Food insecurity can be tackled at a very local level. Good food and wellbeing are important. Communities that come together to create social sanctuaries by using food as a connector and vehicle for change can tackle inequality. Growing communities like Hackney and Dagenham farms, and community kitchens like Bristol’s Coexist, give people the opportunity to reconnect with where their food comes from, and how it can be good for their health, and the health of the planet too.
Speakers
Madeleine Power, Post-Doctoral Researcher at the University of York
Maddy is a Research Fellow in the Department of Sciences, University of York. Her research explores inequalities in the food system, poverty and food insecurity.
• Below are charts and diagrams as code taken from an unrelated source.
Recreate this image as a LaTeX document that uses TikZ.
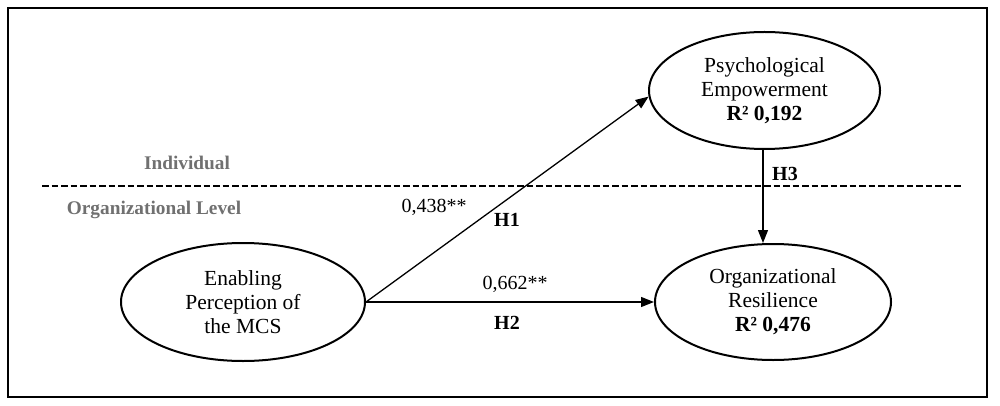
\documentclass[tikz,border=0pt]{standalone}
\usepackage{fontspec}
\setmainfont{Liberation Serif}
\usetikzlibrary{arrows.meta,shapes.geometric}
\definecolor{lvlgray}{HTML}{707070}
\tikzset{
  construct/.style={draw, ellipse, line width=2pt, inner sep=0pt, align=center,
    font=\fontsize{21.5}{24}\selectfont},
  relpath/.style={line width=1.3pt, -{Triangle[length=13pt,width=10pt]}},
  coef/.style={inner sep=0pt, font=\fontsize{20}{22}\selectfont},
  hyp/.style={inner sep=0pt, font=\fontsize{20}{22}\selectfont\bfseries},
  level/.style={inner sep=0pt, text=lvlgray, font=\fontsize{19.3}{22}\selectfont\bfseries},
}
\begin{document}
\begin{tikzpicture}[x=1pt,y=-1pt]
\useasboundingbox (0,0) rectangle (1000,406);
\draw[line width=2.5pt] (8,8) rectangle (987,397);
% level separator
\coordinate (dl) at (42,186);
\coordinate (dr) at (963,186);
\draw[line width=1.8pt, dash pattern=on 6.5pt off 3pt] (dl) -- (dr);
\node[level] (ind) at (187,163) {Individual};
\node[level] (org) at (154,210) {Organizational Level};
% constructs
\node[construct, minimum width=231pt, minimum height=117pt] (P) at (764.5,90.5)
  {Psychological\\Empowerment\\\textbf{R² 0,192}};
\node[construct, minimum width=236pt, minimum height=116pt] (R) at (773,302)
  {Organizational\\Resilience\\\textbf{R² 0,476}};
\node[construct, minimum width=244pt, minimum height=118pt] (E) at (243,302)
  {Enabling\\Perception of\\the MCS};
% paths
\draw[relpath] (E.east) -- (P.183);
\draw[relpath] (E.east) -- (R.west);
\draw[relpath] (P.south -| 763,0) -- (R.north -| 763,0);
% labels
\node[coef] (c1) at (434,207) {0,438**};
\node[hyp] (h1) at (507,220) {H1};
\node[coef] (c2) at (515,284) {0,662**};
\node[hyp] (h2) at (507,323) {H2};
\node[hyp] (h3) at (785,174) {H3};
\end{tikzpicture}
\end{document}
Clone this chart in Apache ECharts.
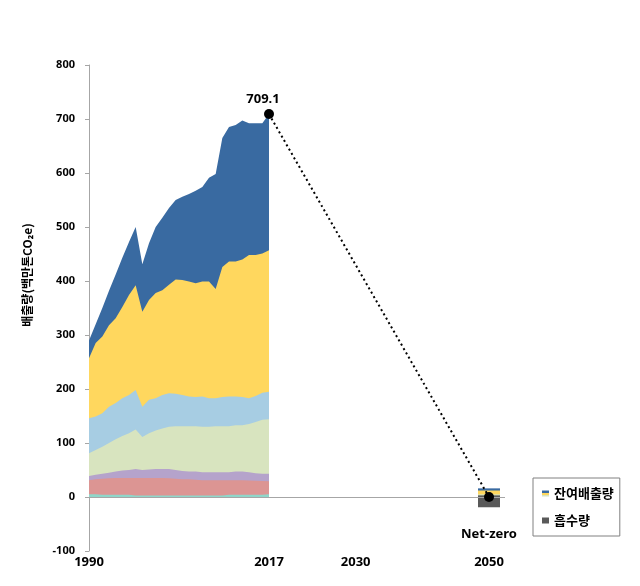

She also co-chairs the trustees of the Independent Food Aid Network and founded the York Food Justice Alliance.
Kemi Akinola, CEO and Founder of Be Enriched and Brixton People’s Kitchen
Kemi is a food activist and CEO and founder of Be Enriched and Brixton People’s Kitchen, both of which are social enterprises based in Brixton, London, that tackle food inequality and bring food and people together.
Kate Poland, Cordwainers Grow
Kate is a community organiser, gardener, teacher and journalist. She co-founded Cordwainers Grow, a social enterprise bringing environmental and creative classes to the local community. She also teaches English and has a regular column with the Hackney Citizen.